I don’t want a porn site with my daughter’s name. It’s unacceptable to me and it’s not gonna happen!

 - Ashton Kutcher

Even if a child is no longer in utero or infancy, it’s not too late to start planning for their future social media needs.

Westchester couple Michael and Karla recently secured a Gmail address for their 2-year-old daughter Noelle. Like many parents, Michael didn’t want his child to face the same hardships he has.

“When I opened a Gmail account a few years ago, I thought I would be able to use my name, since it’s not very common,” says Michael, who declined to give his last name for privacy reasons.

“I was surprised when it took a few tries to find a variation that wasn’t already in use,” he says. “Going through that made me realize that e-mail addresses will just be harder to get as time goes on.”

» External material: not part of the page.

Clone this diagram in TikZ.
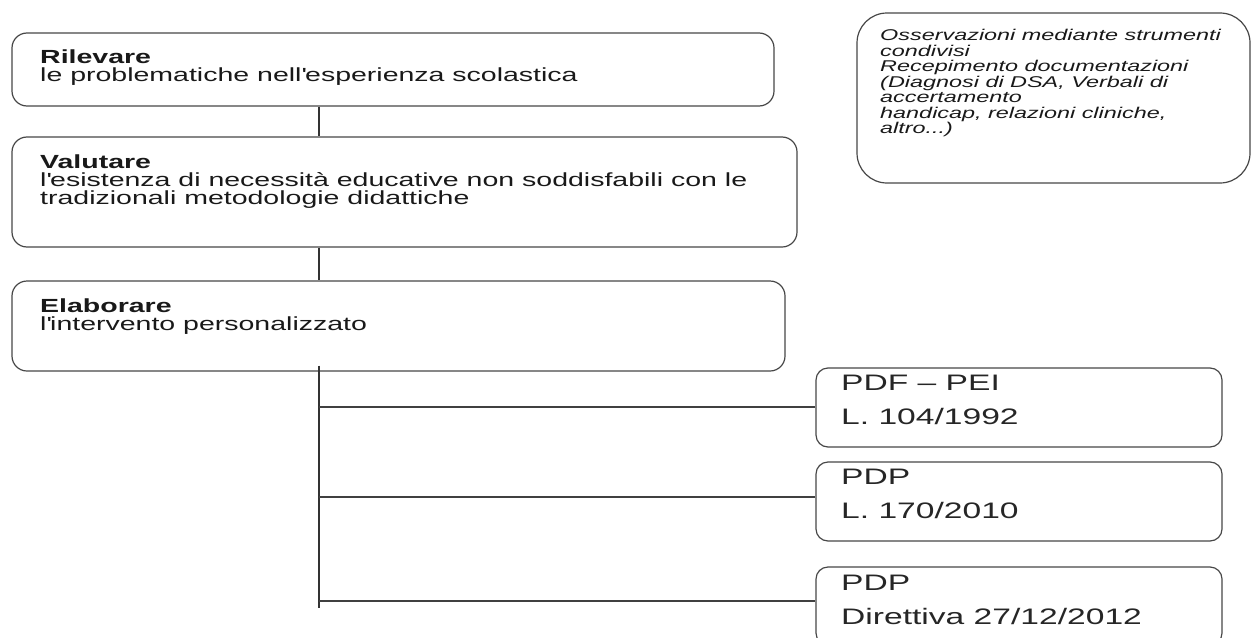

For parents concerned about giving their kids Web-friendly names, there’s even a handy tool: awesomebabyname.com, a tongue-in-cheek URL generator that doles out baby-name suggestions based on URL availability.

Since its launch last year, it has attracted nearly half a million users.

This is what modern life has come to, says Amy Oztan, a mommy blogger who secured e-mails and URLs for her two childen when they were just in elementary school.

“I don’t know anybody who will admit to choosing a name based on the availability of a URL or Gmail address,” she says. “But I have absolutely no doubt that it happens.”